**Problem:**
Records follow. Copy every line with "this".

**Excerpted data:**
______________________________

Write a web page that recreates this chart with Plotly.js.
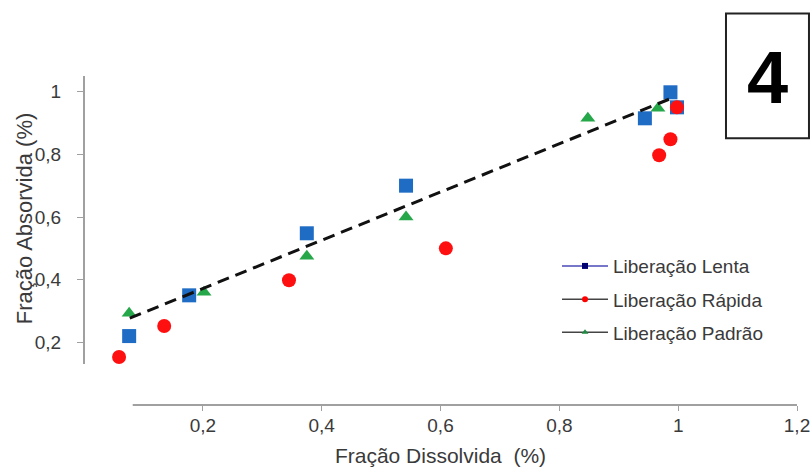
<!DOCTYPE html>
<html>
<head>
<meta charset="utf-8">
<script src="https://cdn.plot.ly/plotly-3.0.1.min.js"></script>
<style>html,body{margin:0;padding:0;background:#fff;}#chart{width:812px;height:474px;}</style>
</head>
<body>
<div id="chart"></div>
<script>
// Data
const seriesNames = ['Liberação Lenta', 'Liberação Rápida', 'Liberação Padrão'];
const xLenta = [0.076, 0.177, 0.375, 0.542, 0.944, 0.987, 0.998];
const yLenta = [0.22, 0.35, 0.548, 0.70, 0.915, 0.998, 0.95];
const xRapida = [0.059, 0.135, 0.345, 0.609, 0.968, 0.987, 0.998];
const yRapida = [0.153, 0.252, 0.398, 0.50, 0.797, 0.848, 0.95];
const xPadrao = [0.076, 0.202, 0.375, 0.542, 0.848, 0.966];
const yPadrao = [0.293, 0.36, 0.475, 0.60, 0.915, 0.947];
const trendX = [0.077, 0.99];
const trendY = [0.277, 0.980];
const xTicks = [0.2, 0.4, 0.6, 0.8, 1, 1.2];
const yTicks = [0.2, 0.4, 0.6, 0.8, 1];
const xTitle = 'Fração Dissolvida\u00a0 (%)';
const yTitle = 'Fração Absorvida (%)';
const panelLabel = '4';

const font = 'Liberation Sans, Arial, sans-serif';
const txt = '#3a3a3a';
const axisGray = '#a0a0a0';

const traces = [
  {x: xLenta, y: yLenta, mode: 'markers', type: 'scatter', showlegend: false, cliponaxis: false,
   marker: {symbol: 'square', size: 14, color: '#1f6cc4'}},
  {x: xPadrao, y: yPadrao, mode: 'markers', type: 'scatter', showlegend: false, cliponaxis: false,
   marker: {symbol: 'triangle-up', size: 13, color: '#26a74a'}},
  {x: xRapida, y: yRapida, mode: 'markers', type: 'scatter', showlegend: false, cliponaxis: false,
   marker: {symbol: 'circle', size: 14, color: '#ff1010'}},
  {x: trendX, y: trendY, mode: 'lines', type: 'scatter', showlegend: false,
   line: {color: '#111', width: 3, dash: '12px,7px'}},
  // legend-only entries (styled as in the reference legend)
  {x: [null], y: [null], mode: 'lines+markers', name: seriesNames[0], legendgroup: 'a',
   line: {color: '#4a4ab8', width: 1.5}, marker: {symbol: 'square', size: 6, color: '#000070'}},
  {x: [null], y: [null], mode: 'lines+markers', name: seriesNames[1], legendgroup: 'b',
   line: {color: '#444', width: 1.5}, marker: {symbol: 'circle', size: 6, color: '#ff0000'}},
  {x: [null], y: [null], mode: 'lines+markers', name: seriesNames[2], legendgroup: 'c',
   line: {color: '#444', width: 1.5}, marker: {symbol: 'triangle-up', size: 6, color: '#1f8a40'}}
];

const layout = {
  width: 812, height: 474,
  margin: {l: 84, r: 15, t: 75.6, b: 69},
  paper_bgcolor: '#fff', plot_bgcolor: '#fff',
  separators: ',.',
  font: {family: font, color: txt, size: 19},
  showlegend: true,
  legend: {x: 0.6634, y: 0.48, xanchor: 'left', yanchor: 'top', bgcolor: 'rgba(0,0,0,0)',
           itemwidth: 46, font: {family: font, size: 19, color: txt},
           traceorder: 'grouped', tracegroupgap: 5.5},
  xaxis: {range: [0, 1.2], tickvals: xTicks, showgrid: false, zeroline: false, showline: false,
          ticks: 'outside', ticklen: 5, tickcolor: axisGray, tickwidth: 1, ticklabelstandoff: -2,
          tickfont: {family: font, size: 19, color: txt},
          title: {text: xTitle, font: {family: font, size: 21, color: txt}, standoff: 13}},
  yaxis: {range: [0, 1.05], tickvals: yTicks, showgrid: false, zeroline: false, showline: false,
          ticks: 'outside', ticklen: 6, tickcolor: axisGray, tickwidth: 1, ticklabelstandoff: 12,
          tickfont: {family: font, size: 19, color: txt}},
  shapes: [
    {type: 'line', xref: 'x', yref: 'paper', x0: 0.082, x1: 1.2, y0: 0, y1: 0,
     line: {color: axisGray, width: 2}},
    {type: 'line', xref: 'paper', yref: 'y', x0: 0, x1: 0, y0: 0.131, y1: 1.05,
     line: {color: axisGray, width: 2}},
    {type: 'rect', xref: 'paper', yref: 'paper', x0: 0.9004, x1: 1.0168, y0: 0.8106, y1: 1.19,
     line: {color: '#222', width: 2}, fillcolor: 'rgba(0,0,0,0)'}
  ],
  annotations: [
    {text: yTitle, xref: 'paper', yref: 'paper', x: -0.084, y: 0.568, textangle: -90,
     xanchor: 'center', yanchor: 'middle', showarrow: false,
     font: {family: font, size: 22, color: txt}},
    {text: '<b>' + panelLabel + '</b>', xref: 'paper', yref: 'paper', x: 0.958, y: 0.9957,
     xanchor: 'center', yanchor: 'middle', showarrow: false,
     font: {family: font, size: 74, color: '#000'}}
  ]
};

Plotly.newPlot('chart', traces, layout, {displayModeBar: false, staticPlot: true});
</script>
</body>
</html>
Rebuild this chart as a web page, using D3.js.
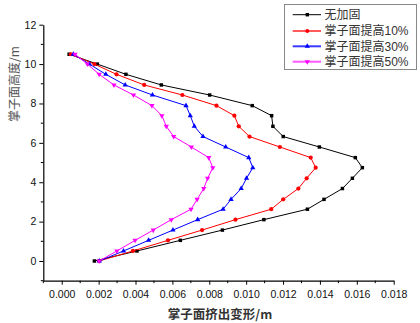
<!DOCTYPE html>
<html><head><meta charset="utf-8">
<script src="https://cdn.jsdelivr.net/npm/d3@7"></script>
<style>body{margin:0;background:#fff}</style>
</head><body>
<svg id="c" width="420" height="323"></svg>
<script>
const heights = [10.5,10.0,9.48,8.94,8.43,7.89,7.38,6.84,6.32,5.79,5.25,4.74,4.2,3.68,3.13,2.63,2.10,1.57,1.05,0.51,0];
const seriesNames = ["无加固","掌子面提高10%","掌子面提高30%","掌子面提高50%"];
const noReinf = [0.00040,0.00193,0.00348,0.00540,0.00802,0.01033,0.01138,0.01145,0.01201,0.01397,0.01592,0.01630,0.01576,0.01522,0.01422,0.01332,0.01096,0.00871,0.00643,0.00408,0.00177];
const face10 = [0.00049,0.00177,0.00297,0.00447,0.00654,0.00839,0.00936,0.00960,0.01018,0.01183,0.01350,0.01377,0.01328,0.01283,0.01201,0.01136,0.00942,0.00761,0.00576,0.00386,0.00203];
const face30 = [0.00063,0.00150,0.00239,0.00344,0.00492,0.00674,0.00697,0.00719,0.00766,0.00889,0.01014,0.01036,0.01002,0.00973,0.00918,0.00875,0.00737,0.00603,0.00471,0.00335,0.00204];
const face50 = [0.00072,0.00139,0.00203,0.00283,0.00389,0.00489,0.00543,0.00567,0.00607,0.00703,0.00797,0.00819,0.00791,0.00770,0.00734,0.00701,0.00594,0.00496,0.00398,0.00299,0.00203];
const xTicks = [0,0.002,0.004,0.006,0.008,0.010,0.012,0.014,0.016,0.018];
const yTicks = [0,2,4,6,8,10,12];

const colors = ["#000000","#ff0000","#0000ff","#ff00ff"];
const legendColors = ["#000000","#ff5a5a","#3a3aff","#ff5aff"];
const symbols = [d3.symbolSquare, d3.symbolCircle, d3.symbolTriangle, d3.symbolTriangle];
const allSeries = [noReinf, face10, face30, face50];

const svg = d3.select("#c");
const x = d3.scaleLinear().domain([-0.001,0.018]).range([43.3,393.7]);
const y = d3.scaleLinear().domain([-1,12]).range([280.7,24.7]);

const font = "'Liberation Sans', Arial, sans-serif";
const mixFont = "'Liberation Sans', 'Noto Sans CJK SC', sans-serif";

// axes
const xAxis = d3.axisBottom(x).tickValues(xTicks).tickFormat(d3.format(".3f")).tickSize(4).tickSizeOuter(0);
const gx = svg.append("g").attr("transform","translate(0,280.7)").call(xAxis);
gx.selectAll("text").attr("font-family",font).attr("font-size","10.5px").attr("fill","#111").attr("dy","0.95em");
const xMinor = d3.range(-0.001,0.0185,0.002);
gx.selectAll(".mx").data(xMinor).enter().append("line").attr("class","mx")
  .attr("x1",d=>x(d)).attr("x2",d=>x(d)).attr("y1",0).attr("y2",2.5).attr("stroke","#000");

const yAxis = d3.axisLeft(y).tickValues(yTicks).tickSize(4).tickSizeOuter(0);
const gy = svg.append("g").attr("transform","translate(43.3,0)").call(yAxis);
gy.selectAll("text").attr("font-family",font).attr("font-size","10.5px").attr("fill","#111");
const yMinor = [-1,1,3,5,7,9,11];
gy.selectAll(".my").data(yMinor).enter().append("line").attr("class","my")
  .attr("x1",0).attr("x2",-2.5).attr("y1",d=>y(d)).attr("y2",d=>y(d)).attr("stroke","#000");
svg.selectAll(".domain").attr("stroke","#000").attr("stroke-width",1.2);

// axis titles
svg.append("text").attr("x",220).attr("y",319).attr("text-anchor","middle")
  .attr("font-family","'Noto Sans CJK SC', sans-serif").attr("font-size","12.5px").attr("font-weight","bold").attr("fill","#333")
  .text("掌子面挤出变形/m");
svg.append("text").attr("transform","translate(19,84) rotate(-90)").attr("text-anchor","middle")
  .attr("font-family","'Noto Sans CJK SC', sans-serif").attr("font-size","12px").attr("fill","#555")
  .text("掌子面高度/m");

// series
const line = d3.line().x(d=>x(d[0])).y(d=>y(d[1]));
allSeries.forEach((vals,i)=>{
  const pts = vals.map((v,j)=>[v,heights[j]]);
  svg.append("path").datum(pts).attr("d",line).attr("fill","none").attr("stroke",colors[i]).attr("stroke-width",1);
  svg.selectAll(".p"+i).data(pts).enter().append("path").attr("class","p"+i)
    .attr("d",d3.symbol().type(symbols[i]).size(i===1?14:12))
    .attr("transform",d=>`translate(${x(d[0])},${y(d[1])})${i===3?" rotate(180)":""}`)
    .attr("fill",colors[i]);
});

// legend
const lg = svg.append("g");
lg.append("rect").attr("x",284.5).attr("y",4.5).attr("width",132).attr("height",65)
  .attr("fill","#fff").attr("stroke","#888").attr("stroke-width",1);
const ly = [14.7,31,46.3,61.7];
seriesNames.forEach((n,i)=>{
  lg.append("line").attr("x1",292.7).attr("x2",321).attr("y1",ly[i]).attr("y2",ly[i])
    .attr("stroke",legendColors[i]).attr("stroke-width",i===0?1:2);
  lg.append("path").attr("d",d3.symbol().type(symbols[i]).size(12))
    .attr("transform",`translate(307.3,${ly[i]})${i===3?" rotate(180)":""}`).attr("fill",colors[i]);
  lg.append("text").attr("x",324.5).attr("y",ly[i]).attr("dy","0.36em")
    .attr("font-family",mixFont).attr("font-size","12px").attr("fill","#333")
    .text(n);
});
</script>
</body></html>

______________________________

**Exercise response:**
Write a web page that recreates this chart with Plotly.js.
Rebuild this chart as a web page, using D3.js.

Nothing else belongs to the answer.